An East Hampton couple planned to build something new in place of their quirky 1930s carriage house, but then they thought, Why bother?
By Cynthia Kling
Art Smart | The painting is by local artist Mica I. Marder
It’s hard to resist the temptations of a jungle near the ocean, especially if you grew up in a beach town in Brazil, says architect and native Brazilian Karla Fernandes-Vogel. When she and her then-fiancé, Matt, who owns the hip stationery company Quotable Cards, were looking to buy a Hamptons beach house, they immediately saw the possibilities in a ramshackle carriage house near Georgica Pond. “The whole thing was very wild, very Grey Gardens,” says Fernandes- Vogel. What sold them on the spot: an incredible grove of bamboo that towered behind the property. “We saw it and just went, Ahhhhhhh.” They bought the place and then, in a boho, Grey Gardens–like move, decided to throw themselves a wedding in their new forest. A boulder was dragged in as the altar, and as the couple took their vows with the wind whistling through the bamboo, “It felt like a pagan temple.”
It was also the perfect way to christen their new home, which they had initially planned to tear down, as it didn’t go with their minimalist sensibilities at all. The interior was a hodgepodge of tiny rooms, blond-wood floors and a narrow, ill-proportioned staircase that screamed accident-about-to-happen. As for the exterior, a wacky roofline highlighted all the additions cobbled onto the structure after it was built in the thirties. But despite its quirks, the house began to grow on them, and they soon found themselves settling in rather than tearing down.
Quick Study | Arne Jacobsen plywood chairs and a CB2 desk transform the mezzanine into a chic home office.
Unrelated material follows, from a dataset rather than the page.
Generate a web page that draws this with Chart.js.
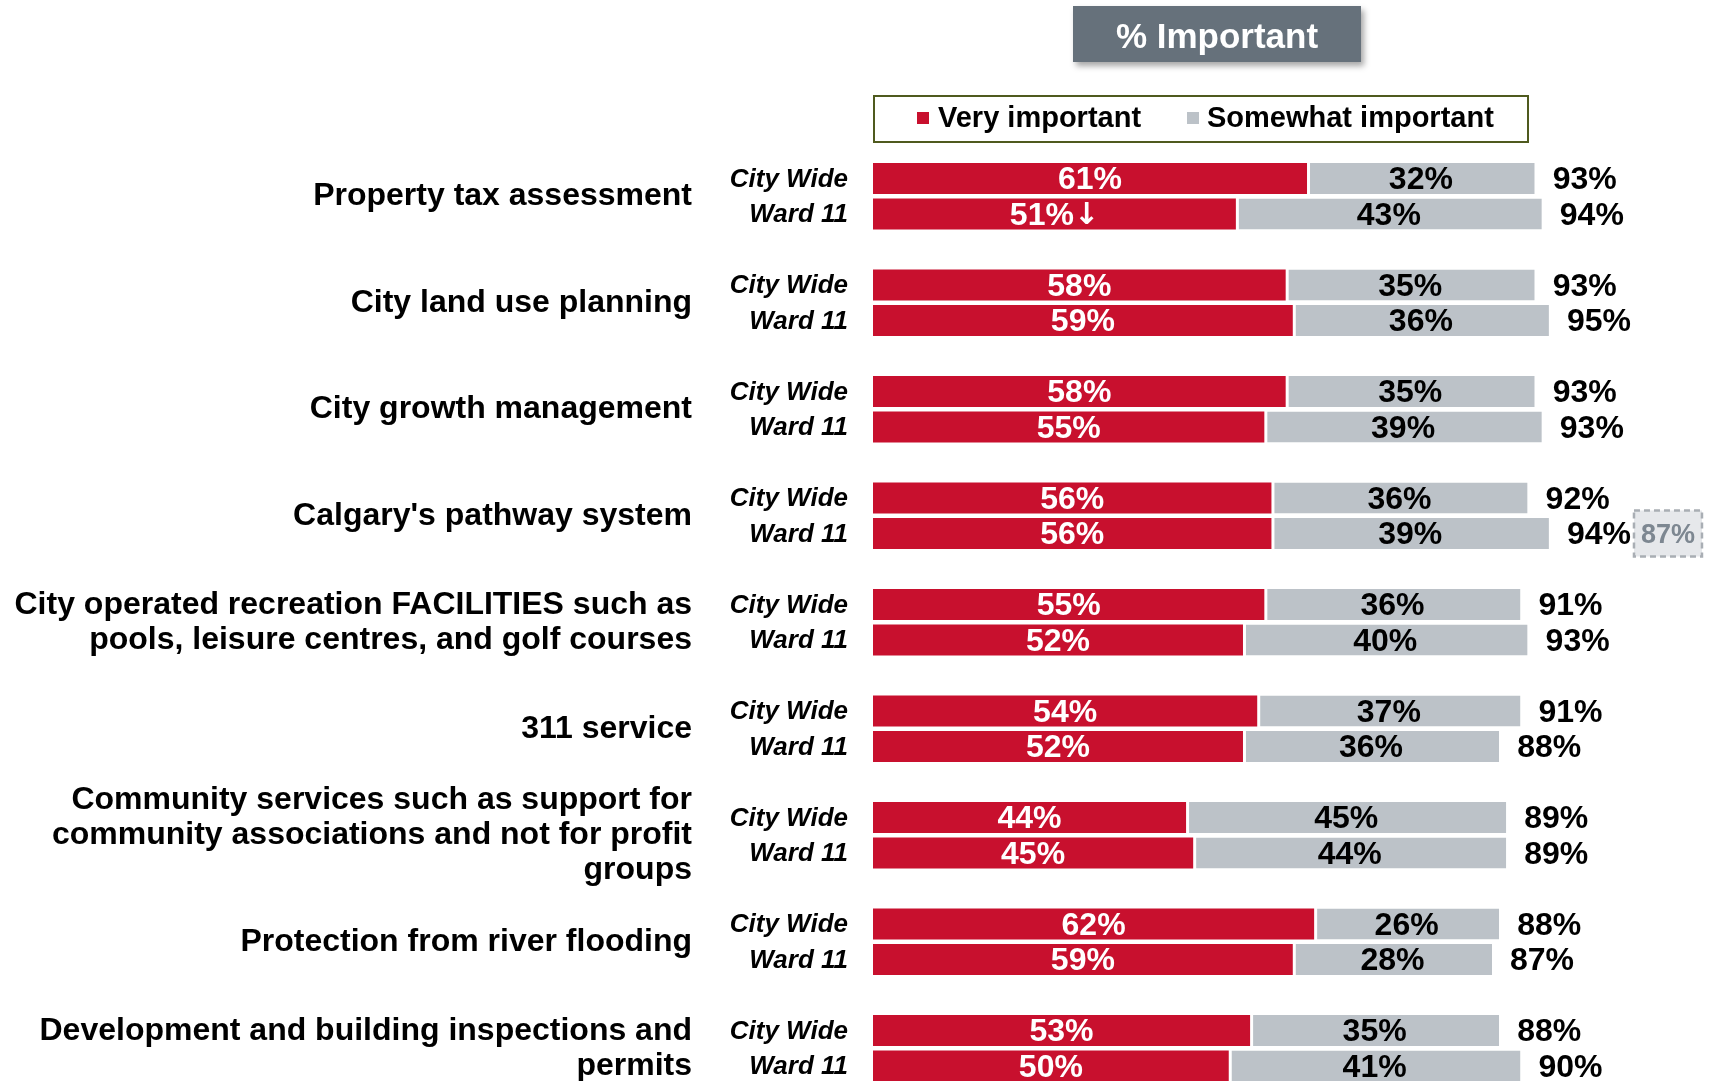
<!DOCTYPE html>
<html><head><meta charset="utf-8">
<script src="https://cdn.jsdelivr.net/npm/chart.js@4.4.1/dist/chart.umd.min.js"></script>
<style>
html,body{margin:0;padding:0;background:#fff;overflow:hidden;width:1714px;height:1081px}
#wrap{position:absolute;left:0;top:0;width:1714px;height:1084px}
</style>
</head><body>
<div id="wrap"><canvas id="c" width="1714" height="1084"></canvas></div>
<script>
// ---- data ----
const categories = [
  ["Property tax assessment"],
  ["City land use planning"],
  ["City growth management"],
  ["Calgary's pathway system"],
  ["City operated recreation FACILITIES such as", "pools, leisure centres, and golf courses"],
  ["311 service"],
  ["Community services such as support for", "community associations and not for profit", "groups"],
  ["Protection from river flooding"],
  ["Development and building inspections and", "permits"]
];
const subLabels = ["City Wide", "Ward 11"];
const seriesNames = ["Very important", "Somewhat important"];
const chartTitle = "% Important";
const cityWideVery     = [61, 58, 58, 56, 55, 54, 44, 62, 53];
const cityWideSomewhat = [32, 35, 35, 36, 36, 37, 45, 26, 35];
const cityWideTotal    = [93, 93, 93, 92, 91, 91, 89, 88, 88];
const ward11Very       = [51, 59, 55, 56, 52, 52, 45, 59, 50];
const ward11Somewhat   = [43, 36, 39, 39, 40, 36, 44, 28, 41];
const ward11Total      = [94, 95, 93, 94, 93, 88, 89, 87, 90];
const ward11Lower      = [true, false, false, false, false, false, false, false, false];
const ward11Previous   = [null, null, null, 87, null, null, null, null, null];

// ---- build slots (City Wide, Ward 11, spacer) ----
const slotLabels = [], verySlots = [], someSlots = [], totalSlots = [], slotInfo = [];
categories.forEach((c, g) => {
  slotLabels.push(subLabels[0]); verySlots.push(cityWideVery[g]); someSlots.push(cityWideSomewhat[g]);
  totalSlots.push(cityWideTotal[g]); slotInfo.push({g, ward:false});
  slotLabels.push(subLabels[1]); verySlots.push(ward11Very[g]); someSlots.push(ward11Somewhat[g]);
  totalSlots.push(ward11Total[g]); slotInfo.push({g, ward:true});
  if (g < categories.length - 1) {
    slotLabels.push(""); verySlots.push(null); someSlots.push(null); totalSlots.push(null); slotInfo.push(null);
  }
});

const RED = '#c8102e', GRAY = '#bcc2c8';
const F = '"Liberation Sans", Arial, sans-serif';

const decor = {
  id: 'decor',
  afterDatasetsDraw(chart) {
    const ctx = chart.ctx, ys = chart.scales.y;
    const m0 = chart.getDatasetMeta(0), m1 = chart.getDatasetMeta(1);
    ctx.save();
    // title box
    ctx.save();
    ctx.shadowColor = 'rgba(0,0,0,0.35)'; ctx.shadowBlur = 6; ctx.shadowOffsetX = 3; ctx.shadowOffsetY = 4;
    ctx.fillStyle = '#66717b'; ctx.fillRect(1073, 6, 288, 56);
    ctx.restore();
    ctx.fillStyle = '#fff'; ctx.font = 'bold 35px ' + F; ctx.textAlign = 'center'; ctx.textBaseline = 'middle';
    ctx.fillText(chartTitle, 1217, 38);
    // legend
    ctx.strokeStyle = '#4f5a1e'; ctx.lineWidth = 2; ctx.strokeRect(874, 96, 654, 46);
    ctx.font = 'bold 29px ' + F; ctx.textAlign = 'left'; ctx.fillStyle = '#000';
    const ds = chart.data.datasets;
    ctx.fillStyle = ds[0].backgroundColor; ctx.fillRect(917, 112, 12, 12);
    ctx.fillStyle = '#000'; ctx.fillText(ds[0].label, 938, 119);
    ctx.fillStyle = ds[1].backgroundColor; ctx.fillRect(1187, 112, 12, 12);
    ctx.fillStyle = '#000'; ctx.fillText(ds[1].label, 1207, 119);

    slotInfo.forEach((info, i) => {
      if (!info) return;
      const y = ys.getPixelForValue(i);
      // sub labels
      ctx.font = 'italic bold 26px ' + F; ctx.textAlign = 'right'; ctx.fillStyle = '#000';
      ctx.fillText(slotLabels[i], 848, y + 1);
      // in-bar labels
      const e0 = m0.data[i], e1 = m1.data[i];
      ctx.font = 'bold 32px ' + F;
      ctx.fillStyle = '#fff';
      const t0 = verySlots[i] + '%';
      const cx0 = (e0.base + e0.x) / 2;
      if (info.ward && ward11Lower[info.g]) {
        const w1 = ctx.measureText(t0).width;
        ctx.font = 'bold 30px "DejaVu Sans", sans-serif';
        const arrow = '\u2193';
        const w2 = ctx.measureText(arrow).width;
        const sx = cx0 - (w1 + w2) / 2;
        ctx.textAlign = 'left';
        ctx.fillText(arrow, sx + w1, y + 2);
        ctx.font = 'bold 32px ' + F;
        ctx.fillText(t0, sx, y + 2);
      } else {
        ctx.textAlign = 'center';
        ctx.fillText(t0, cx0, y + 2);
      }
      ctx.textAlign = 'center';
      ctx.fillStyle = '#000';
      ctx.fillText(someSlots[i] + '%', (e1.base + e1.x) / 2, y + 2);
      // totals
      ctx.textAlign = 'left';
      const tx = e1.x + 18, tt = totalSlots[i] + '%';
      ctx.fillText(tt, tx, y + 2);
      if (info.ward && ward11Previous[info.g] != null) {
        const bx = tx + ctx.measureText(tt).width + 3;
        ctx.save();
        ctx.fillStyle = '#e6e8eb'; ctx.fillRect(bx, y - 23, 68, 46);
        ctx.setLineDash([6, 4]); ctx.strokeStyle = '#a9aeb4'; ctx.lineWidth = 2.5;
        ctx.strokeRect(bx, y - 23, 68, 46);
        ctx.restore();
        ctx.font = 'bold 27px ' + F; ctx.fillStyle = '#7d8791'; ctx.textAlign = 'center';
        ctx.fillText(ward11Previous[info.g] + '%', bx + 34, y + 2);
      }
    });
    // group labels
    ctx.font = 'bold 32px ' + F; ctx.textAlign = 'right'; ctx.fillStyle = '#000';
    categories.forEach((lines, g) => {
      const idx = slotInfo.findIndex(s => s && s.g === g);
      const yc = (ys.getPixelForValue(idx) + ys.getPixelForValue(idx + 1)) / 2;
      const lh = 35;
      lines.forEach((ln, k) => {
        ctx.fillText(ln, 692, yc + (k - (lines.length - 1) / 2) * lh);
      });
    });
    ctx.restore();
  }
};

new Chart(document.getElementById('c'), {
  type: 'bar',
  data: {
    labels: slotLabels,
    datasets: [
      { label: seriesNames[0], data: verySlots, backgroundColor: RED, borderWidth: 0 },
      { label: seriesNames[1], data: someSlots, backgroundColor: GRAY, borderColor: '#ffffff',
        borderWidth: { left: 3, right: 0, top: 0, bottom: 0 }, borderSkipped: false }
    ]
  },
  options: {
    indexAxis: 'y',
    responsive: false,
    animation: false,
    barPercentage: 31 / 35.5,
    categoryPercentage: 1,
    layout: { padding: { left: 873, right: 0, top: 160.75, bottom: 0.25 } },
    scales: {
      x: { stacked: true, min: 0, max: 118.2, display: false },
      y: { stacked: true, display: false }
    },
    plugins: { legend: { display: false }, tooltip: { enabled: false } }
  },
  plugins: [decor]
});
</script>
</body></html>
The first order of business: staining the floors black—a quick fix to hide sun damage—and painting the walls white to give the place a more open feel. Then they decided to chill for a while. “In the city, our apartment is a jewel box, with lots of detailing and cabinetry,” says Fernandes- Vogel, who worked at the prestigious firm Davis Brody Bond before starting her own architectural practice in Manhattan. “It’s very precious.”
At the beach house, though, they threw away the rules, the bids and the punch lists and just had fun hunting for quirky objects at local art fairs, flea markets and favorite shops, such as Comerford Collection in Bridgehampton. Pillows brought back from a trip to Morocco are tossed about downstairs; a trunk handmade by Fernandes-Vogel’s grandfather was shipped north and plunked into a bedroom. The living room “mobile,” made of Chinese lantern blossoms for their wedding ceremony, has yet to be taken down. And a custom checkered rug from their New York apartment was tossed into the back of the car once they realized it would look a lot better in East Hampton.
Great Outdoors | A quartet of Viva Terra chairs is arranged on a bed of gravel adjoining the pool.
The come-what-may decorating style works beautifully because the couple have stayed true to their minimalist roots. Color, texture and line are considered in elegant, yet casual tableaux with lots of contrasting white space, so each piece has room to breathe. Casually furnished, with comfy, low seating pieces, the home is also naturally kid-friendly (the Vogels are now parents of two-and-a-half-year-old twins), and several small bedrooms easily accommodate weekend guests.
“When we started to build our own histories into this house,” says Fernandes-Vogel, “is when it began to grow on us.” Yes, they’ve added a few things over the years, like the back patio and the brand-new boardwalk that leads through the bamboo toward the pool (and which their little boys like to use as a makeshift racetrack). Someday, too, they’ll definitely get to those still-precarious stairs, but right now they couldn’t be happier with the way things are.